* **To do**
Write out the entire listing below exactly as it appears, minus any pictures.

* **Available data**
┌──

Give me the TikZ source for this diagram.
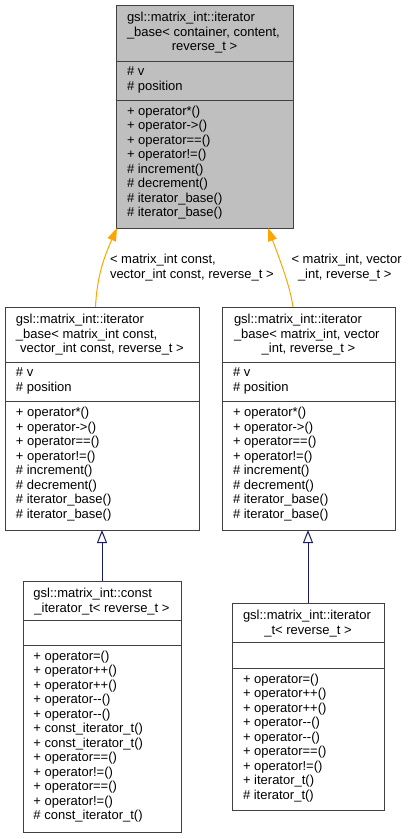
\documentclass[tikz,border=0pt]{standalone}
\usepackage{fontspec}
\setmainfont{Liberation Sans}[Ligatures=TeXOff]
\usetikzlibrary{arrows.meta}
\definecolor{dxorange}{RGB}{255,165,0}
\definecolor{dxnavy}{RGB}{25,25,112}
\definecolor{dxgray}{RGB}{191,191,191}
\definecolor{dxborder}{RGB}{64,64,64}
\tikzset{
  classbox/.style={draw=dxborder, line width=1pt, inner sep=0pt, outer sep=0pt, rectangle},
  sepline/.style={draw=dxborder, line width=1pt},
  txt/.style={anchor=base west, inner sep=0pt, outer sep=0pt, font=\fontsize{13}{14.5}\selectfont},
  ctxt/.style={anchor=base, inner sep=0pt, outer sep=0pt, font=\fontsize{13}{14.5}\selectfont},
  tmplink/.style={draw=dxorange, line width=1pt, -{Triangle[length=13pt,width=9pt,fill=dxorange]}},
  inhlink/.style={draw=dxnavy, line width=1pt, -{Triangle[open,length=13pt,width=10pt,fill=white]}}
}
\newcommand\dxmembers[4]{%
  \foreach \t [count=\i] in {#4} {\node[txt] (#1-\i) at ({#2},{#3+(\i-1)*14.5}) {\t};}}
\begin{document}
\begin{tikzpicture}[x=1pt,y=-1pt]
\useasboundingbox[fill=white] (0,0) rectangle (410,839);

% ---------- top box: iterator_base< container, content, reverse_t >
\node[classbox, fill=dxgray, minimum width=177pt, minimum height=223pt] (base) at (204.5,116.5) {};
\draw[sepline] (base.west |- 0,61) -- (base.east |- 0,61);
\draw[sepline] (base.west |- 0,100) -- (base.east |- 0,100);
\node[txt] (base-h1) at (127,21.5) {gsl::matrix\_int::iterator};
\node[txt] (base-h2) at (127,36) {\_base< container, content,};
\node[ctxt] (base-h3) at (204.5,50.5) {reverse\_t >};
\dxmembers{base-a}{127}{75.5}{\# v, \# position}
\dxmembers{base-m}{127}{115}{+ operator*(), + operator->(), + operator==(), + operator!=(), \# increment(), \# decrement(), \# iterator\_base(), \# iterator\_base()}

% ---------- middle left
\node[classbox, fill=white, minimum width=194pt, minimum height=223pt] (ml) at (102,418.5) {};
\draw[sepline] (ml.west |- 0,362) -- (ml.east |- 0,362);
\draw[sepline] (ml.west |- 0,401) -- (ml.east |- 0,401);
\node[txt] (ml-h1) at (16,323.5) {gsl::matrix\_int::iterator};
\node[txt] (ml-h2) at (16,338) {\_base< matrix\_int const,};
\node[ctxt] (ml-h3) at (102,352.5) {vector\_int const, reverse\_t >};
\dxmembers{ml-a}{16}{376.5}{\# v, \# position}
\dxmembers{ml-m}{16}{416.5}{+ operator*(), + operator->(), + operator==(), + operator!=(), \# increment(), \# decrement(), \# iterator\_base(), \# iterator\_base()}

% ---------- middle right
\node[classbox, fill=white, minimum width=173pt, minimum height=223pt] (mr) at (308.5,418.5) {};
\draw[sepline] (mr.west |- 0,362) -- (mr.east |- 0,362);
\draw[sepline] (mr.west |- 0,401) -- (mr.east |- 0,401);
\node[txt] (mr-h1) at (234,323.5) {gsl::matrix\_int::iterator};
\node[txt] (mr-h2) at (234,338) {\_base< matrix\_int, vector};
\node[ctxt] (mr-h3) at (308.5,352.5) {\_int, reverse\_t >};
\dxmembers{mr-a}{233}{376.5}{\# v, \# position}
\dxmembers{mr-m}{233}{416.5}{+ operator*(), + operator->(), + operator==(), + operator!=(), \# increment(), \# decrement(), \# iterator\_base(), \# iterator\_base()}

% ---------- bottom left
\node[classbox, fill=white, minimum width=158pt, minimum height=251pt] (bl) at (102,706.5) {};
\draw[sepline] (bl.west |- 0,620) -- (bl.east |- 0,620);
\draw[sepline] (bl.west |- 0,645) -- (bl.east |- 0,645);
\node[txt] (bl-h1) at (33.5,597.5) {gsl::matrix\_int::const};
\node[ctxt] (bl-h2) at (102,612) {\_iterator\_t< reverse\_t >};
\dxmembers{bl-m}{33.5}{660}{+ operator=(), + operator++(), + operator++(), + operator--(), + operator--(), + const\_iterator\_t(), + const\_iterator\_t(), + operator==(), + operator!=(), + operator==(), + operator!=(), \# const\_iterator\_t()}

% ---------- bottom right
\node[classbox, fill=white, minimum width=152pt, minimum height=207pt] (br) at (308,706.5) {};
\draw[sepline] (br.west |- 0,642) -- (br.east |- 0,642);
\draw[sepline] (br.west |- 0,668) -- (br.east |- 0,668);
\node[txt] (br-h1) at (243,619.5) {gsl::matrix\_int::iterator};
\node[ctxt] (br-h2) at (308,634) {\_t< reverse\_t >};
\dxmembers{br-m}{243}{683}{+ operator=(), + operator++(), + operator++(), + operator--(), + operator--(), + operator==(), + operator!=(), + iterator\_t(), \# iterator\_t()}

% ---------- template instantiation links (orange)
\draw[tmplink] ([xshift=-6.5pt]ml.north) .. controls (97,275) and (105,255) .. ([xshift=1pt]base.south west);
\draw[tmplink] ([xshift=-15.5pt]mr.north) .. controls (290,285) and (278,255) .. ([xshift=-25pt]base.south east);
\node[txt] (lab1a) at (110,263.5) {< matrix\_int const,};
\node[txt] (lab1b) at (110,278) {vector\_int const, reverse\_t >};
\node[txt] (lab2a) at (291.5,263.5) {< matrix\_int, vector};
\node[txt] (lab2b) at (298,278) {\_int, reverse\_t >};

% ---------- inheritance links (navy)
\draw[inhlink] (bl.north) -- (ml.south);
\draw[inhlink] (br.north) -- ([xshift=-0.5pt]mr.south);
\end{tikzpicture}
\end{document}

└──

* **Task solution**
Give me the TikZ source for this diagram.
\documentclass[tikz,border=0pt]{standalone}
\usepackage{fontspec}
\setmainfont{Liberation Sans}[Ligatures=TeXOff]
\usetikzlibrary{arrows.meta}
\definecolor{dxorange}{RGB}{255,165,0}
\definecolor{dxnavy}{RGB}{25,25,112}
\definecolor{dxgray}{RGB}{191,191,191}
\definecolor{dxborder}{RGB}{64,64,64}
\tikzset{
  classbox/.style={draw=dxborder, line width=1pt, inner sep=0pt, outer sep=0pt, rectangle},
  sepline/.style={draw=dxborder, line width=1pt},
  txt/.style={anchor=base west, inner sep=0pt, outer sep=0pt, font=\fontsize{13}{14.5}\selectfont},
  ctxt/.style={anchor=base, inner sep=0pt, outer sep=0pt, font=\fontsize{13}{14.5}\selectfont},
  tmplink/.style={draw=dxorange, line width=1pt, -{Triangle[length=13pt,width=9pt,fill=dxorange]}},
  inhlink/.style={draw=dxnavy, line width=1pt, -{Triangle[open,length=13pt,width=10pt,fill=white]}}
}
\newcommand\dxmembers[4]{%
  \foreach \t [count=\i] in {#4} {\node[txt] (#1-\i) at ({#2},{#3+(\i-1)*14.5}) {\t};}}
\begin{document}
\begin{tikzpicture}[x=1pt,y=-1pt]
\useasboundingbox[fill=white] (0,0) rectangle (410,839);

% ---------- top box: iterator_base< container, content, reverse_t >
\node[classbox, fill=dxgray, minimum width=177pt, minimum height=223pt] (base) at (204.5,116.5) {};
\draw[sepline] (base.west |- 0,61) -- (base.east |- 0,61);
\draw[sepline] (base.west |- 0,100) -- (base.east |- 0,100);
\node[txt] (base-h1) at (127,21.5) {gsl::matrix\_int::iterator};
\node[txt] (base-h2) at (127,36) {\_base< container, content,};
\node[ctxt] (base-h3) at (204.5,50.5) {reverse\_t >};
\dxmembers{base-a}{127}{75.5}{\# v, \# position}
\dxmembers{base-m}{127}{115}{+ operator*(), + operator->(), + operator==(), + operator!=(), \# increment(), \# decrement(), \# iterator\_base(), \# iterator\_base()}

% ---------- middle left
\node[classbox, fill=white, minimum width=194pt, minimum height=223pt] (ml) at (102,418.5) {};
\draw[sepline] (ml.west |- 0,362) -- (ml.east |- 0,362);
\draw[sepline] (ml.west |- 0,401) -- (ml.east |- 0,401);
\node[txt] (ml-h1) at (16,323.5) {gsl::matrix\_int::iterator};
\node[txt] (ml-h2) at (16,338) {\_base< matrix\_int const,};
\node[ctxt] (ml-h3) at (102,352.5) {vector\_int const, reverse\_t >};
\dxmembers{ml-a}{16}{376.5}{\# v, \# position}
\dxmembers{ml-m}{16}{416.5}{+ operator*(), + operator->(), + operator==(), + operator!=(), \# increment(), \# decrement(), \# iterator\_base(), \# iterator\_base()}

% ---------- middle right
\node[classbox, fill=white, minimum width=173pt, minimum height=223pt] (mr) at (308.5,418.5) {};
\draw[sepline] (mr.west |- 0,362) -- (mr.east |- 0,362);
\draw[sepline] (mr.west |- 0,401) -- (mr.east |- 0,401);
\node[txt] (mr-h1) at (234,323.5) {gsl::matrix\_int::iterator};
\node[txt] (mr-h2) at (234,338) {\_base< matrix\_int, vector};
\node[ctxt] (mr-h3) at (308.5,352.5) {\_int, reverse\_t >};
\dxmembers{mr-a}{233}{376.5}{\# v, \# position}
\dxmembers{mr-m}{233}{416.5}{+ operator*(), + operator->(), + operator==(), + operator!=(), \# increment(), \# decrement(), \# iterator\_base(), \# iterator\_base()}

% ---------- bottom left
\node[classbox, fill=white, minimum width=158pt, minimum height=251pt] (bl) at (102,706.5) {};
\draw[sepline] (bl.west |- 0,620) -- (bl.east |- 0,620);
\draw[sepline] (bl.west |- 0,645) -- (bl.east |- 0,645);
\node[txt] (bl-h1) at (33.5,597.5) {gsl::matrix\_int::const};
\node[ctxt] (bl-h2) at (102,612) {\_iterator\_t< reverse\_t >};
\dxmembers{bl-m}{33.5}{660}{+ operator=(), + operator++(), + operator++(), + operator--(), + operator--(), + const\_iterator\_t(), + const\_iterator\_t(), + operator==(), + operator!=(), + operator==(), + operator!=(), \# const\_iterator\_t()}

% ---------- bottom right
\node[classbox, fill=white, minimum width=152pt, minimum height=207pt] (br) at (308,706.5) {};
\draw[sepline] (br.west |- 0,642) -- (br.east |- 0,642);
\draw[sepline] (br.west |- 0,668) -- (br.east |- 0,668);
\node[txt] (br-h1) at (243,619.5) {gsl::matrix\_int::iterator};
\node[ctxt] (br-h2) at (308,634) {\_t< reverse\_t >};
\dxmembers{br-m}{243}{683}{+ operator=(), + operator++(), + operator++(), + operator--(), + operator--(), + operator==(), + operator!=(), + iterator\_t(), \# iterator\_t()}

% ---------- template instantiation links (orange)
\draw[tmplink] ([xshift=-6.5pt]ml.north) .. controls (97,275) and (105,255) .. ([xshift=1pt]base.south west);
\draw[tmplink] ([xshift=-15.5pt]mr.north) .. controls (290,285) and (278,255) .. ([xshift=-25pt]base.south east);
\node[txt] (lab1a) at (110,263.5) {< matrix\_int const,};
\node[txt] (lab1b) at (110,278) {vector\_int const, reverse\_t >};
\node[txt] (lab2a) at (291.5,263.5) {< matrix\_int, vector};
\node[txt] (lab2b) at (298,278) {\_int, reverse\_t >};

% ---------- inheritance links (navy)
\draw[inhlink] (bl.north) -- (ml.south);
\draw[inhlink] (br.north) -- ([xshift=-0.5pt]mr.south);
\end{tikzpicture}
\end{document}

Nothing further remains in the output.